Near the end, the text maintains that “Das Auge dringt aus den gewohnten Schranken / Und sieht dein künftig Glück und Heil” (The eye penetrates its usual limits / And sees your future fortune and welfare); hence, one might assume that the one addressed is not as near the end of his life’s course as the previous “silver regalia of age” seem to imply. Consequently, much of this text is likely meant metaphorically. What creates nearly insurmountable obstacles for today’s scholarship is exactly what facilitated the repurposing of the cantata at the time—perhaps for Gesner’s birthday in 1731.

There was no lack of further reperformances. Although the recitatives needed to be newly composed for every occasion, arias and choruses needed only minor edits of text, for the most part. Thus in late 1726 or even a year earlier, there was a reissue in honor of Prince Leopold of Anhalt-Köthen (BWV 36.2); in this case, the text began “Steigt freudig in die Luft” (Climb joyfully in the air). Soon afterward, the opening chorus as well as all three arias found their way into an Advent cantata that retained the original title, Schwingt freudig euch empor (BWV 36.4). In late 1731 Bach expanded this intermediate version to a two-part Advent cantata (BWV 36.5) with eight movements in total. Admittedly, this did not stop him, in the summer of 1735, from going back to the original composition, now ten years old, and performing it under the title Die Freude reget sich BWV 36.3 (Joy bestirs itself) in honor of a member of the Rivinus family of scholars in Leipzig. In contrast to the Köthen version, the Rivinus version has been completely preserved (or can be restored with little effort), so that it also can be made available to contemporary audiences. 

Bach’s handling of his original creation conveys his esteem for its qualities and that he deemed it worthy for all time. The unknown librettist for the first version played a decisive role in this success, for his libretto, true to the maxims of contemporary theorists, gives the composer the opportunity to present various characters in close succession. The fact that gentle tones predominate in the cantata may have to do with the age of the honoree, or with a wish expressed by him, or with guidelines issued by others.

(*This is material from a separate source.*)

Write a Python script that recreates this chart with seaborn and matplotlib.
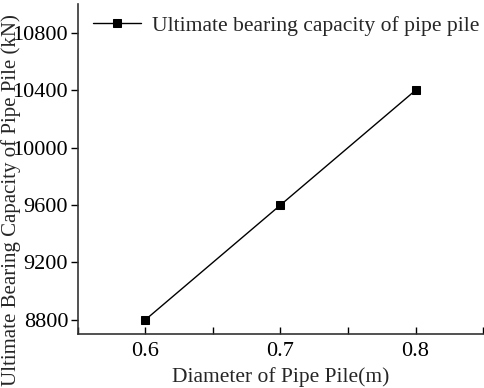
import matplotlib
matplotlib.use("Agg")
import matplotlib.pyplot as plt
import seaborn as sns
import pandas as pd
from matplotlib.ticker import MultipleLocator

sns.set_style("ticks")
plt.rcParams['font.family'] = ['Liberation Serif', 'DejaVu Serif']
plt.rcParams['mathtext.fontset'] = 'stix'

diameter = [0.6, 0.7, 0.8]
capacity = [8800, 9600, 10400]
series_name = 'Ultimate bearing capacity of pipe pile'

df = pd.DataFrame({'diameter': diameter, 'capacity': capacity})

fig = plt.figure(figsize=(4.84, 3.88), dpi=100)
ax = fig.add_axes([0.161, 0.139, 0.837, 0.85])

sns.lineplot(data=df, x='diameter', y='capacity', ax=ax, color='black',
             marker='s', markersize=6, markeredgecolor='black', linewidth=1.0,
             label=series_name)

ax.set_xlim(0.55, 0.85)
ax.set_ylim(8700, 11000)
ax.xaxis.set_major_locator(MultipleLocator(0.1))
ax.xaxis.set_minor_locator(MultipleLocator(0.05))
ax.yaxis.set_major_locator(MultipleLocator(400))
ax.yaxis.set_major_formatter(matplotlib.ticker.FuncFormatter(lambda v, p: f'{int(v)}'))

ax.tick_params(axis='x', which='both', direction='in', length=5, width=1, labelsize=16, colors='black')
ax.tick_params(axis='y', which='both', direction='out', length=5, width=1, labelsize=16, colors='black', pad=2)
ax.xaxis.set_tick_params(pad=6)

sns.despine(ax=ax)
for s in ['left', 'bottom']:
    ax.spines[s].set_linewidth(1.2)
    ax.spines[s].set_color('#333333')

ax.set_xlabel('Diameter of Pipe Pile(m)', fontsize=15.5, labelpad=4)
ax.set_ylabel('Ultimate Bearing Capacity of Pipe Pile (kN)', fontsize=15)
ax.yaxis.set_label_coords(-0.14, 0.405)

ax.legend(loc='upper left', bbox_to_anchor=(-0.01, 1.025), frameon=False,
          fontsize=15.6, handlelength=2.2, handletextpad=0.5)

fig.savefig('out.png', dpi=100)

This is how the opening movement proceeds, with its partly polyphonic, partly chordal choral parts in a filigree dominated by the soft timbre of the oboe d’amore that causes the accompanying string instruments to be a bit restrained. From the D major of this beginning, the tenor recitative and aria turn to the relative key, B minor. Voice and oboe d’amore—here in a soloistic role—combine in this aria, whose text, beginning “Die Liebe führt mit sanften Schritten / Ein Herz, das seinen Lehrer liebt” (Love leads with gentle steps / A heart that loves its teacher), seems to have established the music’s gentle, dance-like character in advance. The bass aria standing at the cantata’s center strikes a somewhat stronger tone and with its D major returns to the key of the opening movement. The text reads, in no way modestly:

Der Tag der dich vordem gebar
Stellt sich für uns so heilsam dar,
Als jener, da der Schöpfer spricht:
Es werde Licht!

The day that once bore you
Presents itself to us as beneficial
As that on which the Creator spoke:
Let there be light!


The strings, led by the cheerfully animated concertante first violin, lend this movement brightness and a sense of festivity. Yet the third movement pair, a recitative and aria for soprano, returns to the realm of mild glow. At this point, a viola d’amore, a stringed instrument in the alto range with a silvery sound, joins with the soprano, alternating between lovely melody and figuration idiomatic to the instrument and echoing one another in the middle section in a coquettishly playful way. The cantata concludes with a choral movement in several parts, with interpolated recitatives, in which the three soloists once again appear in the order of their first entrances: tenor, bass, soprano. Here the dance character of the gavotte reigns, whose affect is, as Johann Mattheson writes, “truly an exultant joy.” It is truly a cause for celebration that this music has been preserved. Even so, we would like to know for whom it was originally intended.

Footnotes

  1. Hofmann (1988).
  2. Several years after his book was published, Schulze revisited the question, considering several further people who may have been the cantata’s dedicatee, including Ludwig Christian Crell (1671–1733), a candidate who would fit the available evidence perfectly but for the facts that he served as rector of the competing St. Nicholas School and was quite Pietist in his beliefs. See Schulze (2010, 74–79).—Trans.